Civic transformation and innovation
The University of Liverpool is a civic leader in the Liverpool City Region and is driving change through policy innovation and research excellence.
The University is a major driver of local change, spearheading innovations that improve wellbeing, standards of living and economic opportunities for people across the Liverpool City Region and beyond. Members of the University of Liverpool are present and active in key institutions and bodies that influence policy in the region, such as the Liverpool City Region Combined Authority’s (LCRCA) Business and Enterprise Board, the Innovation Board, and the new three Cluster Boards covering Advanced Manufacturing, Digital & Creative, and Health & Life Sciences.
The extensive collaboration the University undertakes with local and regional partners is illustrated by the contributions around policy and innovation.
Liverpool City Region policy partnerships
A key part of the University’s civic leadership in Liverpool City Region is the Heseltine Institute for Public Policy, Practice and Place (HI), a public policy research institute focusing on the development of sustainable and inclusive cities and city regions. HI sits at the crossroads of research, policy and practice by bringing together academic expertise with policy-makers, practitioners and communities to inform and impact policy challenges in place. The academic partner of the Liverpool City Region All Party Parliamentary Group (APPG), the HI taps into ground-breaking work happening University-wide across all faculties and disciplines and translates it into analyses, and recommendations that decision-makers can digest.
The HI is uniquely placed as a facilitator of knowledge exchange, that places it and the University at the forefront of policy innovation and is a civic leader. Research and policy engagement revolves around three interconnected themes of urban policy making: the future of cities and city-regions, regional inequalities, and public service reform.
The HI considers global policy challenges but aims to address these by applying a distinct Liverpool City Region lens to shape and influence policy solutions. Activity includes a policy briefing series generating 80+ publications since its launch in 2020, a diverse portfolio of research, events and thought leadership that range from convening stakeholders to high profile lectures (with noticeable recent speakers such as Lord Heseltine), and boundary-pushing publications. In Spring 2024, the HI launched a Manifesto for the Liverpool City Region and a Net Zero Manifesto for the Liverpool City Region.

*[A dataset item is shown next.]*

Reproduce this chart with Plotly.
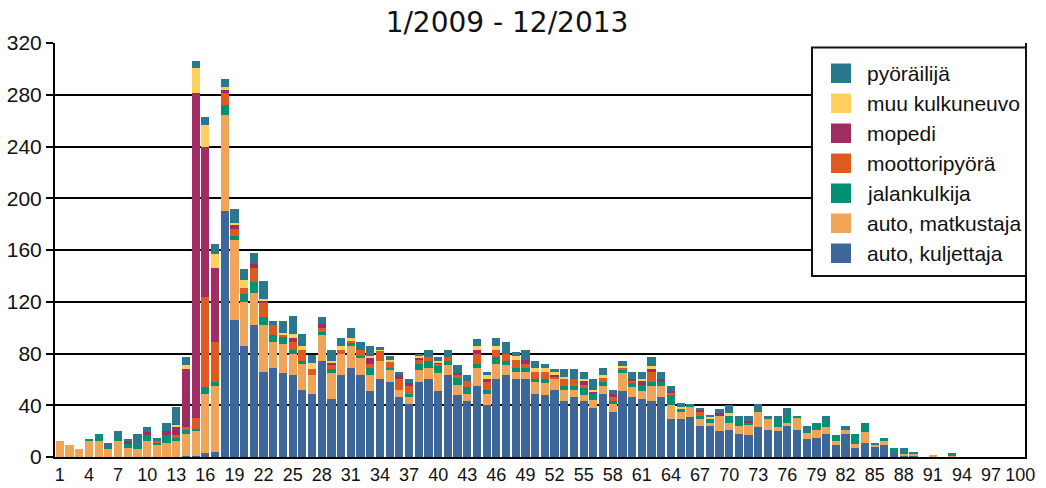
import plotly.graph_objects as go

# ---------------- data ----------------
ages = list(range(1, 101))
tick_labels = list(range(1, 101, 3))

# age groups 1..100, counts per road-user type
kuljettaja = [0,0,0,0,0,0,0,0,0,0, 0,0,0,1,1,3,4,190,106,86,
              102,66,69,65,63,52,49,74,45,63, 69,63,51,60,58,46,41,58,60,51,
              63,48,43,55,40,60,63,60,60,49, 48,52,43,46,43,38,49,35,51,46,
              45,43,46,29,29,31,24,24,20,21, 18,17,23,21,20,24,21,14,15,18,
              9,18,7,11,8,9,4,1,1,0, 0,0,0,0,0,0,0,0,0,0]
matkustaja = [12,9,6,12,12,6,12,7,6,12, 9,11,12,17,19,46,51,74,62,34,
              25,36,20,22,17,20,14,20,20,17, 17,14,12,14,9,6,5,9,9,14,
              8,8,6,14,9,12,8,6,6,9, 9,8,9,6,5,6,6,6,14,8,
              6,12,9,11,6,8,5,2,12,5, 6,8,12,8,3,2,9,5,6,5,
              3,3,3,8,1,3,0,1,2,0, 1,0,1,0,0,0,0,0,0,0]
jalankulkija = [0,0,0,2,6,2,3,3,3,5, 2,6,3,3,2,5,3,8,3,6,
                8,6,5,6,3,2,0,3,3,0, 2,1,6,0,2,0,3,5,5,5,
                3,5,5,3,3,5,3,3,3,2, 3,0,3,3,5,5,3,2,2,3,
                5,3,3,8,2,1,3,3,0,6, 5,1,0,0,6,6,2,1,5,6,
                5,0,8,6,0,3,3,3,1,0, 0,0,2,0,0,0,0,0,0,0]
moottoripyora = [0,0,0,0,0,0,0,0,0,0, 1,0,2,2,8,70,31,9,5,5,
                 11,11,8,2,6,9,5,3,3,3, 2,5,3,8,5,8,6,3,3,2,
                 3,3,5,8,6,6,6,6,3,6, 6,2,5,5,3,0,3,3,2,2,
                 0,8,0,2,0,0,3,0,0,0, 0,0,0,0,0,0,0,0,0,0,
                 0,0,0,0,0,0,0,0,0,0, 0,0,0,0,0,0,0,0,0,0]
mopedi = [0,0,0,0,0,0,0,2,0,2, 0,3,6,45,251,116,57,3,3,0,
          3,2,0,0,3,0,0,3,2,0, 0,0,5,0,0,3,2,2,0,1,
          0,1,0,3,2,0,0,0,3,0, 0,1,0,0,3,2,0,3,0,1,
          3,2,2,1,0,0,2,0,2,0, 0,2,0,0,0,0,0,0,0,0,
          0,0,0,0,0,0,0,0,0,0, 0,0,0,0,0,0,0,0,0,0]
muu_kulkuneuvo = [0,0,0,0,0,0,0,0,0,0, 0,0,2,3,20,17,11,2,2,6,
                  0,1,0,1,3,3,5,0,1,3, 2,0,1,1,1,0,0,1,0,1,
                  0,0,0,3,3,3,0,3,0,3, 3,3,2,0,1,1,2,0,1,0,
                  1,2,0,0,2,0,0,2,0,2, 0,0,0,0,0,0,0,0,0,0,
                  0,0,0,0,0,0,0,0,0,0, 0,0,0,0,0,0,0,0,0,0]
pyorailija = [0,0,0,0,0,3,5,2,9,4, 3,6,14,6,5,6,8,6,11,8,
              9,14,3,9,14,9,6,5,9,6, 8,6,8,2,3,3,3,2,6,3,
              6,6,4,5,3,6,9,3,8,5, 3,2,6,8,6,8,6,3,4,6,
              6,7,6,4,3,1,1,1,3,6, 3,4,6,3,3,6,0,4,0,3,
              0,3,0,1,2,0,0,2,0,0, 0,0,0,0,0,0,0,0,0,0]

# stacking order bottom -> top
series_names = ["auto, kuljettaja", "auto, matkustaja", "jalankulkija",
                "moottoripyörä", "mopedi", "muu kulkuneuvo", "pyöräilijä"]
series_values = [kuljettaja, matkustaja, jalankulkija, moottoripyora,
                 mopedi, muu_kulkuneuvo, pyorailija]
series_colors = ["#3D6699", "#F0A458", "#009273", "#DF5A20",
                 "#A12C62", "#FFD05E", "#2A788E"]

title_text = "1/2009 - 12/2013"

# ---------------- figure ----------------
W, H = 1046, 488
ML, MR, MT, MB = 55, 21, 43, 31

fig = go.Figure()
for name, vals, col in zip(series_names, series_values, series_colors):
    fig.add_trace(go.Bar(x=ages, y=vals, name=name,
                         marker=dict(color=col, line=dict(width=0)),
                         showlegend=False))

plot_w = W - ML - MR
plot_h = H - MT - MB


def px(x):
    return (x - ML) / plot_w


def py(y):
    return (H - MB - y) / plot_h


shapes = []
annotations = []
# legend box
shapes.append(dict(type="rect", xref="paper", yref="paper",
                   x0=px(812), x1=px(1026), y0=py(276), y1=py(47.5),
                   fillcolor="white", line=dict(color="#111111", width=2),
                   layer="above"))
legend_order = list(reversed(range(len(series_names))))
for k, idx in enumerate(legend_order):
    top = 63.5 + 30 * k
    shapes.append(dict(type="rect", xref="paper", yref="paper",
                       x0=px(831), x1=px(851), y0=py(top + 19.5), y1=py(top),
                       fillcolor=series_colors[idx], line=dict(width=0),
                       layer="above"))
    annotations.append(dict(xref="paper", yref="paper", x=px(865),
                            y=py(top + 10), text=series_names[idx],
                            showarrow=False, xanchor="left", yanchor="middle",
                            font=dict(family="Liberation Sans, Arial", size=21,
                                      color="#111111")))

fig.update_layout(
    width=W, height=H, autosize=False,
    margin=dict(l=ML, r=MR, t=MT, b=MB, pad=0),
    paper_bgcolor="white", plot_bgcolor="white",
    barmode="stack", bargap=0.15,
    title=dict(text=title_text, x=507 / W, xref="container", xanchor="center",
               y=1 - 22 / H, yref="container", yanchor="middle",
               font=dict(family="DejaVu Sans, Verdana", size=28, color="#111111")),
    xaxis=dict(range=[0.5, 100.5], tickmode="array", tickvals=tick_labels,
               ticktext=[str(v) for v in tick_labels], automargin=False,
               showgrid=False, zeroline=False, showline=True, tickangle=0,
               linecolor="black", linewidth=2, ticks="",
               tickfont=dict(family="Liberation Sans", size=18,
                             color="#111111")),
    yaxis=dict(range=[0, 320], tick0=0, dtick=40, showgrid=True, automargin=False,
               gridcolor="black", gridwidth=1.5, zeroline=False,
               showline=True, linecolor="black", linewidth=2, mirror=True,
               ticks="outside", ticklen=7, tickwidth=1.5, tickcolor="black",
               tickfont=dict(family="Liberation Sans, Arial", size=21,
                             color="#111111")),
    shapes=shapes, annotations=annotations,
)

fig.write_html("out.html",
               config={"displayModeBar": False},
               post_script="document.body.style.margin='0';"
                           "document.body.style.padding='0';")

Supporting the journey to an innovation superhub
The Liverpool City Region (LCR) has an ambitious target to invest 5% of Gross Value Added (GVA) in Research and Development by 2030. This is nearly double the national target of investing at least 2.4% of GDP in R&D by 2027.
In 2022, the LCRCA published an Innovation Prospectus that identified three world-leading specialisms (Infection Prevention & Control, Materials Chemistry, AI Solution & emerging technology) with the addition of net-zero innovation as key drivers for increasing productivity in the LCR and for the whole of the UK. The University of Liverpool plays a central role within all four of these clusters:
Health
The University hosts, or is a key partner in, several world-leading health centres that include:
- Pandemic Institute
- National Biofilms Innovation Centre
- Civic Health Innovation Labs
- Centre for Long-acting Therapeutics.
The University is a central pillar of the LCR Life Sciences Investment Zone that will expand public and private cross-sector collaboration, expanding existing relationships with players such as AstraZeneca. Find out more about our Heath Sector impact.
Materials chemistry
The University of Liverpool is home to a unique industry-academia partnership model with a long-running institutional partner Unilever and home to the Materials Innovation Factory.
Explore our collaborative research.
Digital technologies
The University of Liverpool is host to the Institute of Digital Engineering & Autonomous Systems (IDEAS), which combines the existing Virtual Engineering Centre (VEC) with the new Digital Innovation Facility (DIF).
Explore our collaborative research.
Net zero
Research contributing to net-zero runs throughout the University of Liverpool, including the above specialisms. Discover more about our sustainability and net-zero efforts.
Supporting the innovation ecosystem
The University of Liverpool is fostering an innovation and entrepreneurial ecosystem both on and off campus. The Enterprise team helps academics translate their research for wider society by supporting licensing and spin-out activities. Innovators can access financial support through the Enterprise Fund and leverage the University’s connections with the NxNW Consortium, securing over £1 million of Innovate funding as start-up capital into their spinouts.
As of the 2022/23 academic year, since 2018 the Enterprise team had founded 20 spin-outs, invested £4.3 million of University Enterprise Investment funding, and leveraged £24 million of industry or grant funding into its spin-out companies and/or the University. in the team reported £4.9 million IP-related income to the University in 2022/23 and helped to create around 115 jobs.
Spin out companies from the University cover a wide range of sectors and address global challenges, including development of a point of care diagnostic for urinary tract infections (UTIs), medical diagnostics to reduce vision loss, and developing novel materials for carbon capture and renewable energy.